Using the material below, print a verbatim copy of every line from the one containing "Reproduce this chart with Plotly." through the one containing "N_HOURS = 24 * len(days)", inclusive, and omit the pictures.

(Dataset entries):
>>

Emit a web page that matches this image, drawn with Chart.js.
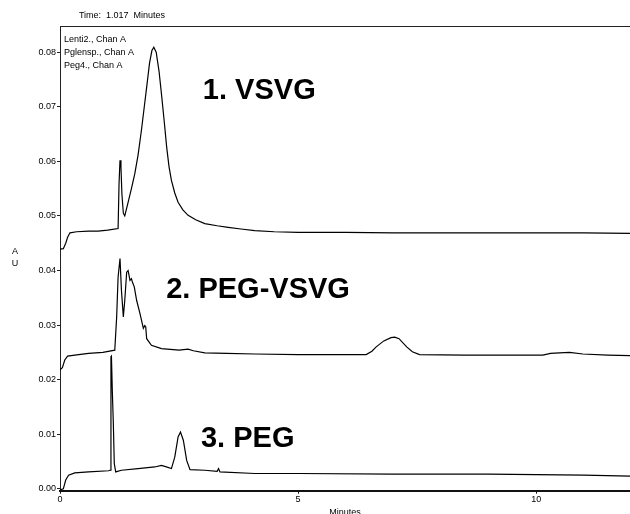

<<
>>

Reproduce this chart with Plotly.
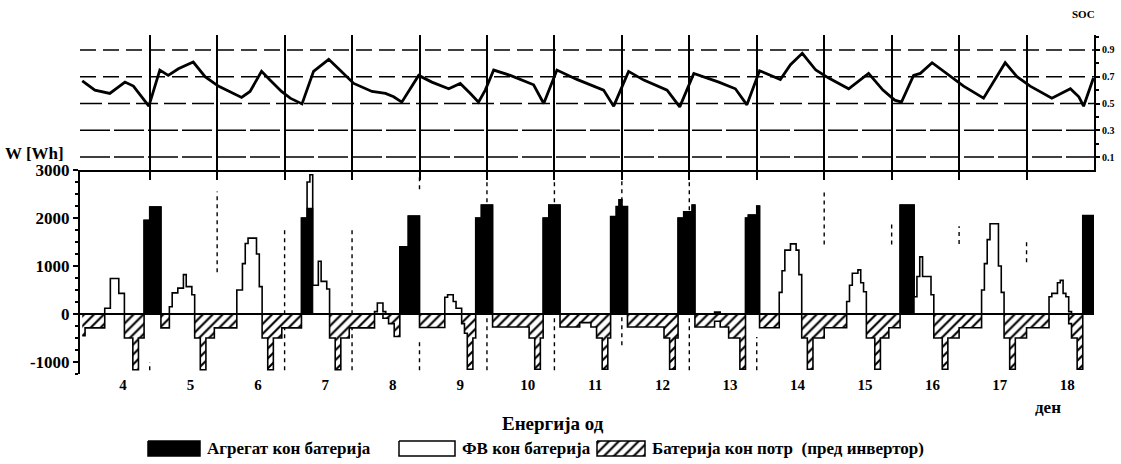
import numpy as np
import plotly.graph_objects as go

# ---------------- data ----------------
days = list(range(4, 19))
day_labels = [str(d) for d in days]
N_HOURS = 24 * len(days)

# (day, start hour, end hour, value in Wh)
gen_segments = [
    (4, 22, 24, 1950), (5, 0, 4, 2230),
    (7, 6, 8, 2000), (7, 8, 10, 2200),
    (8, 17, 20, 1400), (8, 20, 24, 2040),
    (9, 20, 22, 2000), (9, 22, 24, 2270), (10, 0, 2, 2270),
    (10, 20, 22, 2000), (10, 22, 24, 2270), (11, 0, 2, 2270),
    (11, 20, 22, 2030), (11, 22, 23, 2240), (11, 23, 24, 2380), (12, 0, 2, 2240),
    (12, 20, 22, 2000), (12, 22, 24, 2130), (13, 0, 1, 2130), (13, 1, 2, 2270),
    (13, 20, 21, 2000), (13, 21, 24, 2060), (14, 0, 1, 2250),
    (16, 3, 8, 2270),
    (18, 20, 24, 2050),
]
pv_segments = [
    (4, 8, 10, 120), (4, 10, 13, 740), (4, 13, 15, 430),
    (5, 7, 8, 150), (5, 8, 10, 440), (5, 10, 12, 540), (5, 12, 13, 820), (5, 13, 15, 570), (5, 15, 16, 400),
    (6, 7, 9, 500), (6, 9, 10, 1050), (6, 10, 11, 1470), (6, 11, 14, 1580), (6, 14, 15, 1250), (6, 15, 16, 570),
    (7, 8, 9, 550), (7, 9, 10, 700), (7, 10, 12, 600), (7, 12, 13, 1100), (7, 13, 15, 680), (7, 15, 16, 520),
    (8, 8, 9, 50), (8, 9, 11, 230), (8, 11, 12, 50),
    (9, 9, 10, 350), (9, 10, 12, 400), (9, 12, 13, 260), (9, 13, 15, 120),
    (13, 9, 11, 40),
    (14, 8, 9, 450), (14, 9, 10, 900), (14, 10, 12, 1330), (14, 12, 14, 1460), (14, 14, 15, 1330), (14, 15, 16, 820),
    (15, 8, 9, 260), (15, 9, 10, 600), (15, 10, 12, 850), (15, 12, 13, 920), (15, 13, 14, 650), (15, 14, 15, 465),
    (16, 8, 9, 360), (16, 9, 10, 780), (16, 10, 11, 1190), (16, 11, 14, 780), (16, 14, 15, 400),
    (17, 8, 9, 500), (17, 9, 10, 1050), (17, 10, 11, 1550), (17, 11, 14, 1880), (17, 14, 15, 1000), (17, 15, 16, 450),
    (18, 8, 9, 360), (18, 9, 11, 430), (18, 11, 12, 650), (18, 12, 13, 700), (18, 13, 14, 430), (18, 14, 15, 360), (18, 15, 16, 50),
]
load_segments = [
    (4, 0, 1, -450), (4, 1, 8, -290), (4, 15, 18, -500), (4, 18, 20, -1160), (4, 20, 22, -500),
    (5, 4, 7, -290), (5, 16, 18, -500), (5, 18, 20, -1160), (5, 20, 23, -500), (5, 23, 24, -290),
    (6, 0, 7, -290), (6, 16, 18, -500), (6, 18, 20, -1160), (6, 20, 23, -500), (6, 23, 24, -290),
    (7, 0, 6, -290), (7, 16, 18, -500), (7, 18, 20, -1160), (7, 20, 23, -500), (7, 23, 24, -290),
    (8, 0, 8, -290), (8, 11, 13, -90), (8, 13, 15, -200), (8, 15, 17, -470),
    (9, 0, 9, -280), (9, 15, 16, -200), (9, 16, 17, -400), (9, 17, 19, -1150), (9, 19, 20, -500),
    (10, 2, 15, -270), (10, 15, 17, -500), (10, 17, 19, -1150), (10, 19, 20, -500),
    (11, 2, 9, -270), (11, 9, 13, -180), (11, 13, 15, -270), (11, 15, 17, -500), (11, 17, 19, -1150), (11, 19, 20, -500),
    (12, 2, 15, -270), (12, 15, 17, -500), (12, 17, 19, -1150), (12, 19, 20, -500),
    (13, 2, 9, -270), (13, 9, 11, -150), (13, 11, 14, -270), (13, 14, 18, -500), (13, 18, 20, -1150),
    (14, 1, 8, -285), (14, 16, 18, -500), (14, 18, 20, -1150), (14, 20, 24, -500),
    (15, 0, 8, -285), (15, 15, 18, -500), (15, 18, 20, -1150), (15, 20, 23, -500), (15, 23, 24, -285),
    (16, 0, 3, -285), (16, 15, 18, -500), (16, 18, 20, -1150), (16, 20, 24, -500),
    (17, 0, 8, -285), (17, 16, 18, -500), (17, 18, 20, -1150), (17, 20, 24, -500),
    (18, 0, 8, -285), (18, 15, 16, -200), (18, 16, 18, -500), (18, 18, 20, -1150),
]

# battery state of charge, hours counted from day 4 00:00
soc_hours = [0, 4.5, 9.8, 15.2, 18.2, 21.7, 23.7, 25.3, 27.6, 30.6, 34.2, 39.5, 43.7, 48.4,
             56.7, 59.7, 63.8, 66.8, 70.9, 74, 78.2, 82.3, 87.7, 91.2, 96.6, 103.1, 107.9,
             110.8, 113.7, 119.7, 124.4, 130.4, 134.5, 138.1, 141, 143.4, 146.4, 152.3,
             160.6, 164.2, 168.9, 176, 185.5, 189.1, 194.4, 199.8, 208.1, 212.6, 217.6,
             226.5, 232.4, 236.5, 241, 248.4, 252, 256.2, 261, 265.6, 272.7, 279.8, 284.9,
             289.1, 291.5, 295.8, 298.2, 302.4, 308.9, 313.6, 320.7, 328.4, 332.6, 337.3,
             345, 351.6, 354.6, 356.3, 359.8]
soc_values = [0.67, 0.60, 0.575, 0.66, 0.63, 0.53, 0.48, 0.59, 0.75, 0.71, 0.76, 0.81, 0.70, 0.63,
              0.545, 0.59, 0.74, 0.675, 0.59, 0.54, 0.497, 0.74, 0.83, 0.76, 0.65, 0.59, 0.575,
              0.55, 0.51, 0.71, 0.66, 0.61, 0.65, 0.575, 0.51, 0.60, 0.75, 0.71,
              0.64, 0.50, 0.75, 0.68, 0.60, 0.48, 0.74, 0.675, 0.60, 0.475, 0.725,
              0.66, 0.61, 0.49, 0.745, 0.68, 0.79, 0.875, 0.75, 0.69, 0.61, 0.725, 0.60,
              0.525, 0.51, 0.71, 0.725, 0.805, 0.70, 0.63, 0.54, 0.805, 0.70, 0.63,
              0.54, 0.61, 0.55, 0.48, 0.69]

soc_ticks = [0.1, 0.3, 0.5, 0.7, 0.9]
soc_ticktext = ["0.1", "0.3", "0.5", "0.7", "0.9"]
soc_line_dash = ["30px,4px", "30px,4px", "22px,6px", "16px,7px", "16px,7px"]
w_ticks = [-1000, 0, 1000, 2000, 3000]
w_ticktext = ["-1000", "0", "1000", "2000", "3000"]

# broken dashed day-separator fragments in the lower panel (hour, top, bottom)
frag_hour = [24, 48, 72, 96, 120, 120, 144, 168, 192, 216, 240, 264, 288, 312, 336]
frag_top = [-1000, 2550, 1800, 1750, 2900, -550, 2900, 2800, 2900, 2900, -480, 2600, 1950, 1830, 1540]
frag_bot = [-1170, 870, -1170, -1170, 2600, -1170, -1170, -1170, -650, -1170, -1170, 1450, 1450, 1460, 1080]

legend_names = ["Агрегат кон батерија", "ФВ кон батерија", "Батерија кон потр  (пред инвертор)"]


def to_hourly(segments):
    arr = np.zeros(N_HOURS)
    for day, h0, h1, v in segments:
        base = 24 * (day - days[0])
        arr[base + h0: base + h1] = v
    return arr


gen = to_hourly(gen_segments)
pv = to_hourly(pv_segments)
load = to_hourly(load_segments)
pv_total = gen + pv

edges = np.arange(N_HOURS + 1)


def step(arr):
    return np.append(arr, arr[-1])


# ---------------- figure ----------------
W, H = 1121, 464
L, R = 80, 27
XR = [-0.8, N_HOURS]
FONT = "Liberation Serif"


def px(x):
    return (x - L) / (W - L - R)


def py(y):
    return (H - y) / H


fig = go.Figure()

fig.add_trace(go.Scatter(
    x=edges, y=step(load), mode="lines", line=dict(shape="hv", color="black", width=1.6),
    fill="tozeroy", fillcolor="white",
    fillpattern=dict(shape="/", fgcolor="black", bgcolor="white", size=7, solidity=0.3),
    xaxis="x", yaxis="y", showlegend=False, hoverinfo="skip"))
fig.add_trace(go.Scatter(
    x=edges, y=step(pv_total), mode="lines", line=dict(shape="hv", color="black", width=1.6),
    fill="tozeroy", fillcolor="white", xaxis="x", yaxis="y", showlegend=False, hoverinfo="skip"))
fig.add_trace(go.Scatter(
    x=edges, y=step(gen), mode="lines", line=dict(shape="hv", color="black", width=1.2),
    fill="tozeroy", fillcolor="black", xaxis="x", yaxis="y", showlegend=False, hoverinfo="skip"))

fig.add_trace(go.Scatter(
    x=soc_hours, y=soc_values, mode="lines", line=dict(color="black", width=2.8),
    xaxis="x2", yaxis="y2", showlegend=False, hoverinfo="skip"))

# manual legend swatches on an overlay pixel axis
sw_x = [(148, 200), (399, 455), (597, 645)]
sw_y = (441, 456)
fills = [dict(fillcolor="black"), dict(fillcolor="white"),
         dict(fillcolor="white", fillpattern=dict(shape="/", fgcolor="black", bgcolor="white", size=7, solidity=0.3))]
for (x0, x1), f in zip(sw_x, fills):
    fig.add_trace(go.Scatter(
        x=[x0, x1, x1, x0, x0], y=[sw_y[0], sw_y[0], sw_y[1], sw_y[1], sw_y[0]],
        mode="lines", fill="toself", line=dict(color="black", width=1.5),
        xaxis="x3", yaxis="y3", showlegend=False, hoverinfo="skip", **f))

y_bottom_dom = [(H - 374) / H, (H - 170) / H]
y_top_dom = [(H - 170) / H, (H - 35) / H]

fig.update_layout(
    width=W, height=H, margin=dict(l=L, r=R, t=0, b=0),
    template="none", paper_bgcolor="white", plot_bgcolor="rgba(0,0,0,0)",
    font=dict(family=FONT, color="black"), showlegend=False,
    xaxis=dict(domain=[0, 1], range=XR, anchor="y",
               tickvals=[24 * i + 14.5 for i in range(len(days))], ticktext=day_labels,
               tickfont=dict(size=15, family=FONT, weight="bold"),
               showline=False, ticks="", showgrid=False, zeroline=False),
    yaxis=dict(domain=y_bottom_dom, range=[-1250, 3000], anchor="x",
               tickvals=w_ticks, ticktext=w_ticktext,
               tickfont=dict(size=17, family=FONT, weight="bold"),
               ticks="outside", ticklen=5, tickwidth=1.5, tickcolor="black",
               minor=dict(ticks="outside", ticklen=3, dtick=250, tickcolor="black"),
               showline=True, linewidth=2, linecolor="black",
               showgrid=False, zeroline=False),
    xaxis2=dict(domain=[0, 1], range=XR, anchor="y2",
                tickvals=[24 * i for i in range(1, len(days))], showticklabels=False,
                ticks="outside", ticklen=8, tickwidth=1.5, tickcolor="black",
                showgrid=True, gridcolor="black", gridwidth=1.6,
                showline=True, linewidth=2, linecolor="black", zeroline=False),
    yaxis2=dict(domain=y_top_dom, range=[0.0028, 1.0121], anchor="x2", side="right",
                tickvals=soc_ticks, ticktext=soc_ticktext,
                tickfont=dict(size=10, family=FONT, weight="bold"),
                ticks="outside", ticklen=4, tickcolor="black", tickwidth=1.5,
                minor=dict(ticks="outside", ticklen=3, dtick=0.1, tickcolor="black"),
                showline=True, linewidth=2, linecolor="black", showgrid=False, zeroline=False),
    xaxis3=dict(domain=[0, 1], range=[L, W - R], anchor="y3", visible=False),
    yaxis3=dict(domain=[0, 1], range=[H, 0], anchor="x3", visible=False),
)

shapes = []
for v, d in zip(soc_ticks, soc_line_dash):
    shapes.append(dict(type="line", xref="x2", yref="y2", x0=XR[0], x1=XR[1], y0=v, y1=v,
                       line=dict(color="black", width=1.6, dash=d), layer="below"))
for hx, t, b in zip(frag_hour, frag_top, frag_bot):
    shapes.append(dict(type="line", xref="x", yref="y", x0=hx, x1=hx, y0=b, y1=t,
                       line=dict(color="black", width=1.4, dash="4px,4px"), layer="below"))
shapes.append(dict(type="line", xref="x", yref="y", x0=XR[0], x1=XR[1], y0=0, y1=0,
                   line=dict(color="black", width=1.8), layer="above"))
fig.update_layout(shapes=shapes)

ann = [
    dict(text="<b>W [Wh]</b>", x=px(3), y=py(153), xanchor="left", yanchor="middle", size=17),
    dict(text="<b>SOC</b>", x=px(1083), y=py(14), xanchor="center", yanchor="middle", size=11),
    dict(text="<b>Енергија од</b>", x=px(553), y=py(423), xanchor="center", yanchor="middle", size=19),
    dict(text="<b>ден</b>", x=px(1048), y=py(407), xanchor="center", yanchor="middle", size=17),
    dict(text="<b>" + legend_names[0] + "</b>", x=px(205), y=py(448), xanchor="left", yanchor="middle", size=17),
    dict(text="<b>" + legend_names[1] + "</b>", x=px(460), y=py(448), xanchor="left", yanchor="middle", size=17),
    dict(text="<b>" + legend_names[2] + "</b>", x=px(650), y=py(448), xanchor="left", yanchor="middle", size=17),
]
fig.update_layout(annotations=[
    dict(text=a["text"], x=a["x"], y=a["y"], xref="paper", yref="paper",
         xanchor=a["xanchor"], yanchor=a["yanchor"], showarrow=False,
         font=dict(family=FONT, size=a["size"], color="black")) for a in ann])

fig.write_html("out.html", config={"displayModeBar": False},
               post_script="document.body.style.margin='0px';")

<<
>>

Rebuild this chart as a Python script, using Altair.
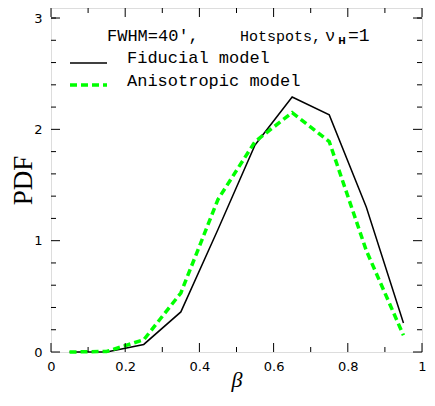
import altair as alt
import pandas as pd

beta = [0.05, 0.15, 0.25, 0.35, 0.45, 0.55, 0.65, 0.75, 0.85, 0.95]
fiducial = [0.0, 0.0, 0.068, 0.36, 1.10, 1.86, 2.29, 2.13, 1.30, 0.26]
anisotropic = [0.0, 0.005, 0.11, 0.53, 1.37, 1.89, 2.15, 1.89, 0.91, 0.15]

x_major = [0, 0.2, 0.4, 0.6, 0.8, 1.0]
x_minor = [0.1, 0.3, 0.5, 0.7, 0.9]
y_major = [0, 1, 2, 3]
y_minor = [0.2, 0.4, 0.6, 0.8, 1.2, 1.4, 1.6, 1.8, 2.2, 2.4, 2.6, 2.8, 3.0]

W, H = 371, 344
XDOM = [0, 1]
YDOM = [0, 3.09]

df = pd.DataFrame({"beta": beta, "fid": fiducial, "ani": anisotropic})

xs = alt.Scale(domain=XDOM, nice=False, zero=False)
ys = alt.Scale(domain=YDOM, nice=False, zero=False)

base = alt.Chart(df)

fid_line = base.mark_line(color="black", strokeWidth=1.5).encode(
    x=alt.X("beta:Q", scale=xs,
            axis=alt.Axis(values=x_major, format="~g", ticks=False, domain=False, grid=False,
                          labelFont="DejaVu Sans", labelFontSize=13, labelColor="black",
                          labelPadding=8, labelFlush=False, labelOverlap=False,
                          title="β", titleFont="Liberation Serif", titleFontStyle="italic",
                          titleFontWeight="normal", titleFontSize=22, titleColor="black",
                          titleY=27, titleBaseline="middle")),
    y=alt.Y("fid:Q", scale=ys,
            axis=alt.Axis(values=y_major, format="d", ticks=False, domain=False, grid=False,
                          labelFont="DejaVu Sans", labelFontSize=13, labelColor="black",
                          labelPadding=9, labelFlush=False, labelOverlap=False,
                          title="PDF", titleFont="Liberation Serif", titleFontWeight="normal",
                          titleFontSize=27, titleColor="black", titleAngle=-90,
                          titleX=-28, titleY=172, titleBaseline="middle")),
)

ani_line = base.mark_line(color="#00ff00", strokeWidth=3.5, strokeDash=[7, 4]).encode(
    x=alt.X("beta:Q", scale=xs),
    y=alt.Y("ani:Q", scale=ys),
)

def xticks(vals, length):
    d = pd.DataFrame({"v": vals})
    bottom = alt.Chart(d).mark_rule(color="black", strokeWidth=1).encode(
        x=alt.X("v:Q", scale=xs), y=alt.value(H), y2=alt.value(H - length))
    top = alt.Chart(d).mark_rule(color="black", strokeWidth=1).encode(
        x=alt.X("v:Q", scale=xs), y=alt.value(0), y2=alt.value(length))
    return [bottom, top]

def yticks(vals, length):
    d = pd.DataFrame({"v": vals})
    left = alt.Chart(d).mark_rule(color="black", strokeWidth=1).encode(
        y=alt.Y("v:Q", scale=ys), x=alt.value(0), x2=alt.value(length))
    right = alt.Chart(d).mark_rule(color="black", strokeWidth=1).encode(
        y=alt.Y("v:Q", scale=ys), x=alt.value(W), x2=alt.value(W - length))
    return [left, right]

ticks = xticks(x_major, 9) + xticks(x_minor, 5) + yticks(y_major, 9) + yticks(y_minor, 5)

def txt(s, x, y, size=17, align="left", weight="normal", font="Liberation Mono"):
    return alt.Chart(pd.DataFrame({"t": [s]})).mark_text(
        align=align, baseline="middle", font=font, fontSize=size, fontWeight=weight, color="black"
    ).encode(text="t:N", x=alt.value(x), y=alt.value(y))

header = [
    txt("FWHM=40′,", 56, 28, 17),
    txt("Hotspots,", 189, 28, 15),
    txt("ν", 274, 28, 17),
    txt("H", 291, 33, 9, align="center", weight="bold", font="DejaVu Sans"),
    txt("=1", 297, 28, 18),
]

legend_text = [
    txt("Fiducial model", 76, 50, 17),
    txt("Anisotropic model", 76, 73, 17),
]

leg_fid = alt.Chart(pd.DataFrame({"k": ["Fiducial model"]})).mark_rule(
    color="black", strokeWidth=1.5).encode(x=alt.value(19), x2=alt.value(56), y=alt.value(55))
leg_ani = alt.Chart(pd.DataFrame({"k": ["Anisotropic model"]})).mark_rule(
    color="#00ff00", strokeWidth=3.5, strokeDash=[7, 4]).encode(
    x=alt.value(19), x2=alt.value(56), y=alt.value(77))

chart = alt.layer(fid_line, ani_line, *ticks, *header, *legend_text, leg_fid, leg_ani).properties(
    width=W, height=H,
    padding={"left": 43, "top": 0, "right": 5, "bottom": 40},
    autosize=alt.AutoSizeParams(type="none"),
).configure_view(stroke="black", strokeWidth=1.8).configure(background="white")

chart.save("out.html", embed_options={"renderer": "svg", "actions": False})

<<

(Task answer):
Reproduce this chart with Plotly.
import numpy as np
import plotly.graph_objects as go

# ---------------- data ----------------
days = list(range(4, 19))
day_labels = [str(d) for d in days]
N_HOURS = 24 * len(days)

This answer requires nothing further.